Habrán notado que la sequía nos regala algo desconocido en Buenos Aires: la amplitud térmica. Aunque tengamos jornadas de calor infernal, a la noche se pone fresco como en la montaña. Corresponde aprovechar la circunstancia para encender el horno y entregarse a una degustación riesgosa.
Como todo el mundo sabe, los jueces son una especie protegida, pero sólo cuando sobreviven en integridad (en ese estado, son escasísimos). Se ha dado el caso de sibaritas inescrupulosos que han entregado un juez íntegro clandestinamente capturado a su lenta corrupción, para poder utilizarlos en festejos empresariales. Pero esto está penadísimo por las leyes y los tratados internacionales y sucede muy raramente. Lo más frecuente es que los conocedores recurran al amplísimo stock de jueces ya corruptos y dejen a los íntegros en paz. En todo caso, el juez no íntegro se consigue ya despedazado y con, por lo menos, los bordes putrefactos.

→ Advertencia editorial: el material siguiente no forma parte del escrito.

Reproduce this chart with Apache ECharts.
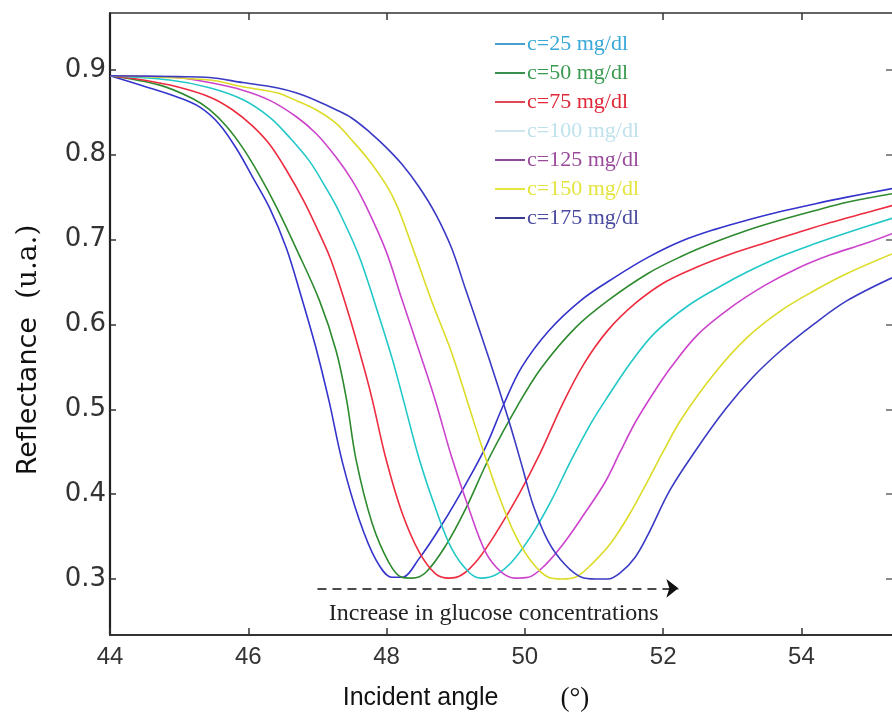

Luego, cada cual decidirá cuál es el grado de podredumbre que su paladar es capaz de tolerar sin náusea. Sucede como con el Camembert normando: a algunos les gusta más pasado, blando y hediondo y a otros con la corrupción “madurada” en lo más profundo, pero imperceptible en superficie.
Una vez elegida la pieza, se la debe dejar reposar por lo menos 24 horas bien adobada por los dos lados (que es lo que garantiza una putrefacción pareja y consistente) en algún sótano fresco de la democracia. Si uno de los lados está cubierto de sal ministerial, por ejemplo, por el otro podría recibir una buena untada multimediática.
Lo importante es que las cantidades de adobo de ambos lados se equilibren entre sí para que la podredumbre alcance su punto correcto, con ese dulzor mortuorio que le es tan característico, y luego se dore en el horno durante por lo menos cuatro horas a fuego lento.
Como acompañamiento, sugiero una ensalada tibia de brócoli y hongos coprófilos, de esos que crecen en las heces de animales patagónicos en los alrededores de Lago Escondido (yo prefiero los hongos psilocibios, que contienen sustancias psicoactivas como la psilocibina y la baeocistina). Saltados con ajos y echalotes finamente picados, en un buen aceite de oliva y con cubitos de panceta desgrasada.
Una vez listo el plato principal y reunidas las invitadas alrededor de la mesa judicial, se descartan los jueces al horno, esa plaga, esa inmundicia intragable, se proponen brindis por los jueces íntegros en peligro de extinción y se comen las setas, hasta alcanzar la algarabía deseada.